YOUR OBJECTIVE: Retype verbatim only the lines below, starting at the one that contains "Write the seaborn" and ending at the one that contains "ax = fig.add_axes([0.1006, 0.1009, 0.8532, 0.7615])". Pictures are excluded from the copy.

DATA EXTRACT:
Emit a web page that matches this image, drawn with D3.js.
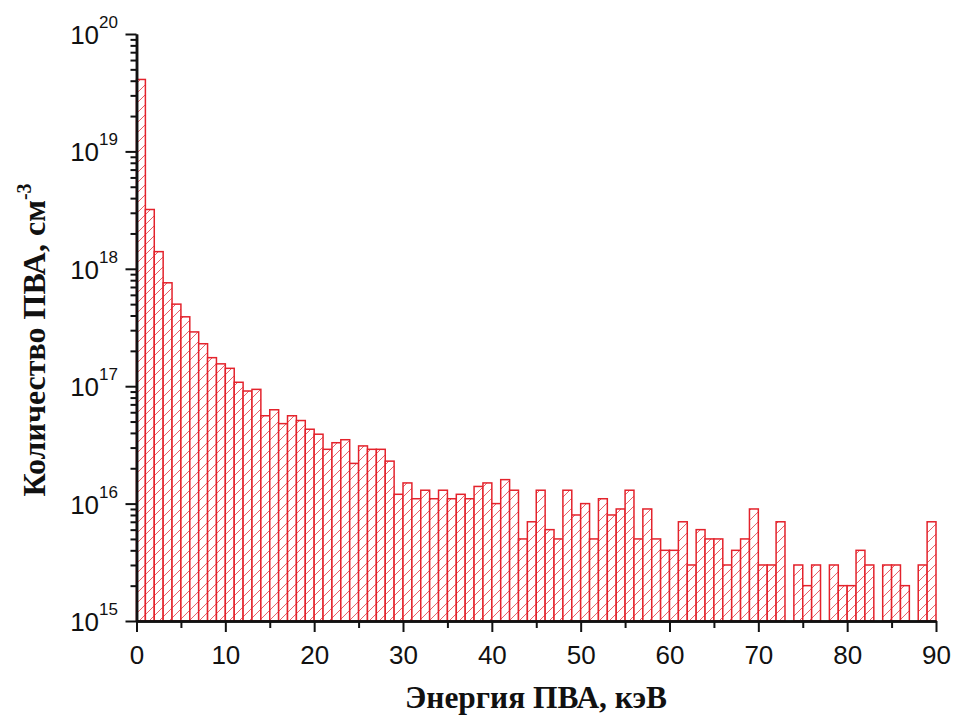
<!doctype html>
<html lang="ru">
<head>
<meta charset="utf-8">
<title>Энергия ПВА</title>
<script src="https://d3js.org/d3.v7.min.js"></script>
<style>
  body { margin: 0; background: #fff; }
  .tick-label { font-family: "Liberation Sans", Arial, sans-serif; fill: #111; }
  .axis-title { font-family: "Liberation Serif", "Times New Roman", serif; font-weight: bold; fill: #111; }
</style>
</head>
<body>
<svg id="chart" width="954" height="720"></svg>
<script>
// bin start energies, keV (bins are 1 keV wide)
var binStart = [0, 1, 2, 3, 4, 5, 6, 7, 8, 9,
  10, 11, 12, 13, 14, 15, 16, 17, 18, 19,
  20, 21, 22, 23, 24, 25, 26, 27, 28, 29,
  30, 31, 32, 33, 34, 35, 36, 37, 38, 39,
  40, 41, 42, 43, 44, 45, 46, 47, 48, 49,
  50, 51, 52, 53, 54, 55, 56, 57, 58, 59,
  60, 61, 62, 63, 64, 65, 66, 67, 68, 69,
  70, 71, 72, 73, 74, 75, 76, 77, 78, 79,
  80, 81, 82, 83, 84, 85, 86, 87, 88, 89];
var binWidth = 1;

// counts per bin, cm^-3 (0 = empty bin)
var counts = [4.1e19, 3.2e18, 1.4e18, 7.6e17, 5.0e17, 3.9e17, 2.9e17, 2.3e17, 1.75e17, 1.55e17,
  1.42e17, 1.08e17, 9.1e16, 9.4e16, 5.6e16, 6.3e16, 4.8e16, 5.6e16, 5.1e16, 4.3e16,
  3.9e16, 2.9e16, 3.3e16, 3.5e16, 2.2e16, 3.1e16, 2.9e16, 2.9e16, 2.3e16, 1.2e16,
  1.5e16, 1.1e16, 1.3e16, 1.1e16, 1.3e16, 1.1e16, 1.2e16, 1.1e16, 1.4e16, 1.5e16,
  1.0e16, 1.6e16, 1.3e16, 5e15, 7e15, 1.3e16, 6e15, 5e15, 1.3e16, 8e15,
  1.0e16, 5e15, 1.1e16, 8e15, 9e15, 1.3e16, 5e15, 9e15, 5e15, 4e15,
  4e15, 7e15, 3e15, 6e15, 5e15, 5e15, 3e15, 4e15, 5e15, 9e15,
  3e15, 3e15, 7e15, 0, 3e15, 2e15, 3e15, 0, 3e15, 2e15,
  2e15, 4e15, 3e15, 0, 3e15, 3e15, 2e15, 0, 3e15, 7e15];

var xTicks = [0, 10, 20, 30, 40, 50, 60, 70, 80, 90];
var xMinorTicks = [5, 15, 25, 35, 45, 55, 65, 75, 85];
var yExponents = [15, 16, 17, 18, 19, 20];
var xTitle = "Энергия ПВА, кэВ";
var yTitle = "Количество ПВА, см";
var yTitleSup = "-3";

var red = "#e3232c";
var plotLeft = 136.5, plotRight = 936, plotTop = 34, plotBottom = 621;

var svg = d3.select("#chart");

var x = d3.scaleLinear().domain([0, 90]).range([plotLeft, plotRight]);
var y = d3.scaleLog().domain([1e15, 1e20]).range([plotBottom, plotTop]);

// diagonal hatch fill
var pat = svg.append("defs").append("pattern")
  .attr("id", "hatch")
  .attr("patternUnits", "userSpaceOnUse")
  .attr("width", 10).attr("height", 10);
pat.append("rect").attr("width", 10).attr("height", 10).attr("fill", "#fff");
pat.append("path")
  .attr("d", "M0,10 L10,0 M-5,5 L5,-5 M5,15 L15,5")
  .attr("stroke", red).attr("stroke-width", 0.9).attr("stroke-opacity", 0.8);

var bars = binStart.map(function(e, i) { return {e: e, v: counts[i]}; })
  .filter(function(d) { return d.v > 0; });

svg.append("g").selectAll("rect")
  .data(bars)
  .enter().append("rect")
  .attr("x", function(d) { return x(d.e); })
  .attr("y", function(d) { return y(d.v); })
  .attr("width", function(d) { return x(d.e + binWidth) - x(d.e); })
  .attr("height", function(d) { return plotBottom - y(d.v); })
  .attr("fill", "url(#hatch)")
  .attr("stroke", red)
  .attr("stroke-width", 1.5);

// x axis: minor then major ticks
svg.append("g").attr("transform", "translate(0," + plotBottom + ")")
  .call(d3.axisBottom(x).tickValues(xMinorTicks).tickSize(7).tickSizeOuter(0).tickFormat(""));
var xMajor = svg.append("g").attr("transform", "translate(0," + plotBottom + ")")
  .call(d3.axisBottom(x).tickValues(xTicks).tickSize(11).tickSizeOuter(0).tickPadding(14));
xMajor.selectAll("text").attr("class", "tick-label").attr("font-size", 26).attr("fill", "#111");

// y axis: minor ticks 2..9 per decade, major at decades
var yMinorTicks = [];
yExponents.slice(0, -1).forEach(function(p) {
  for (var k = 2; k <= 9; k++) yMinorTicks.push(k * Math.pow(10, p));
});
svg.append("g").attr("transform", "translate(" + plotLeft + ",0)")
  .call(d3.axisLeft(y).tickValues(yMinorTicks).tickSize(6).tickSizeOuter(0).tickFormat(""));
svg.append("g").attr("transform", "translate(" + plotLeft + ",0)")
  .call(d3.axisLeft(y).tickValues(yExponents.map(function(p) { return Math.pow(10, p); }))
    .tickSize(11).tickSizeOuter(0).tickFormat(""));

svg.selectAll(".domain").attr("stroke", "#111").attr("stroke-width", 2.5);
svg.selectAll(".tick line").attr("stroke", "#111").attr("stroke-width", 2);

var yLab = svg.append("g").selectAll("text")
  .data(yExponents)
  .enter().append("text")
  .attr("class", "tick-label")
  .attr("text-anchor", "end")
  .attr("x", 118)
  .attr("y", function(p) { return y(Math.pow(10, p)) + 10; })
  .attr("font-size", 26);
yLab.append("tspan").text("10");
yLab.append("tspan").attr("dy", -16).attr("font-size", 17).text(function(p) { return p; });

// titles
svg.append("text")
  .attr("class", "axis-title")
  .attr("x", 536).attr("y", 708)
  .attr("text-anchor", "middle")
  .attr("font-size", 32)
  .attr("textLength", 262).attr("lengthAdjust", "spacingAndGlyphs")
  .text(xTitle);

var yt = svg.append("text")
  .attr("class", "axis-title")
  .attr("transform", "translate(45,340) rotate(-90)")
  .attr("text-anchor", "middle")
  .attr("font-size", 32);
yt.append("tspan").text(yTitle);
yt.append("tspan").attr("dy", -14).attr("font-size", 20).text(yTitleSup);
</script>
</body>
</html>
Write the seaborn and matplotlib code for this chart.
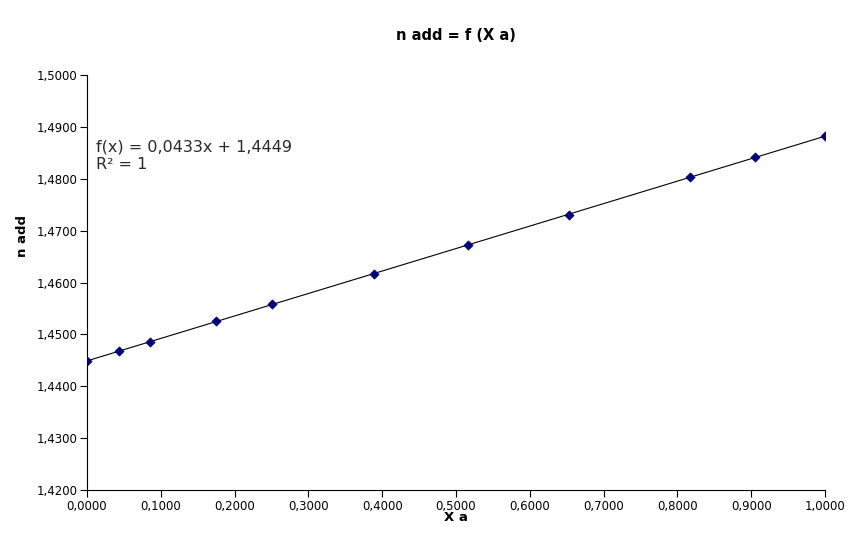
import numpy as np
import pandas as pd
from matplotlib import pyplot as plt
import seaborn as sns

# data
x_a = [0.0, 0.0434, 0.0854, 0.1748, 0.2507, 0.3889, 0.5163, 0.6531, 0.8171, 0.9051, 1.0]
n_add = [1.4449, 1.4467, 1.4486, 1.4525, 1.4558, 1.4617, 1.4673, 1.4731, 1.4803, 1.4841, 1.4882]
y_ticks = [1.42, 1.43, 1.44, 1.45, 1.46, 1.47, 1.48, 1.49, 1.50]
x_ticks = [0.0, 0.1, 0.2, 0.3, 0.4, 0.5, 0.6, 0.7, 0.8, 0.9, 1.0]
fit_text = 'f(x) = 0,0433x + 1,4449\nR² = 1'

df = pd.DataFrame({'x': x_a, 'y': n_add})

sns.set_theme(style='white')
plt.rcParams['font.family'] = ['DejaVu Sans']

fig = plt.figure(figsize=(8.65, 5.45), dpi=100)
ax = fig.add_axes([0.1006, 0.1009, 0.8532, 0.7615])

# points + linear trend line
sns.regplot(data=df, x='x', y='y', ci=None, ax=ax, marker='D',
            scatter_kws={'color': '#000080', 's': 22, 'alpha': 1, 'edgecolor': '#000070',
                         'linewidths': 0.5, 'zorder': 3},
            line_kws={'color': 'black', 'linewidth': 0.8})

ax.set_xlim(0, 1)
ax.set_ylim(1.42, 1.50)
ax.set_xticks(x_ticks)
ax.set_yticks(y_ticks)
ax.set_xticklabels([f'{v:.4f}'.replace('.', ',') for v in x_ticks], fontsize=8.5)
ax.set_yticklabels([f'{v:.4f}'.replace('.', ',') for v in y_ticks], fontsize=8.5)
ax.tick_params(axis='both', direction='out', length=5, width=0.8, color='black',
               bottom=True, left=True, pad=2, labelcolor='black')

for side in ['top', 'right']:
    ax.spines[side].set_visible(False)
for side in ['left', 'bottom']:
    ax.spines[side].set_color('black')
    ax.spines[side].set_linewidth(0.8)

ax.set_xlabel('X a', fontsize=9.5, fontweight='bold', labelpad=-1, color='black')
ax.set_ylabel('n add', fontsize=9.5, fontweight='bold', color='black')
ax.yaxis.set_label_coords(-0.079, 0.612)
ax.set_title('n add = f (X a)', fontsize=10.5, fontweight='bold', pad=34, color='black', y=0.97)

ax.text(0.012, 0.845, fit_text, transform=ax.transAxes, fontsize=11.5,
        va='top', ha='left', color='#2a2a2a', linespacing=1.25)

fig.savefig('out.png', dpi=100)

TASK RESULT:
Write the seaborn and matplotlib code for this chart.
import numpy as np
import pandas as pd
from matplotlib import pyplot as plt
import seaborn as sns

# data
x_a = [0.0, 0.0434, 0.0854, 0.1748, 0.2507, 0.3889, 0.5163, 0.6531, 0.8171, 0.9051, 1.0]
n_add = [1.4449, 1.4467, 1.4486, 1.4525, 1.4558, 1.4617, 1.4673, 1.4731, 1.4803, 1.4841, 1.4882]
y_ticks = [1.42, 1.43, 1.44, 1.45, 1.46, 1.47, 1.48, 1.49, 1.50]
x_ticks = [0.0, 0.1, 0.2, 0.3, 0.4, 0.5, 0.6, 0.7, 0.8, 0.9, 1.0]
fit_text = 'f(x) = 0,0433x + 1,4449\nR² = 1'

df = pd.DataFrame({'x': x_a, 'y': n_add})

sns.set_theme(style='white')
plt.rcParams['font.family'] = ['DejaVu Sans']

fig = plt.figure(figsize=(8.65, 5.45), dpi=100)
ax = fig.add_axes([0.1006, 0.1009, 0.8532, 0.7615])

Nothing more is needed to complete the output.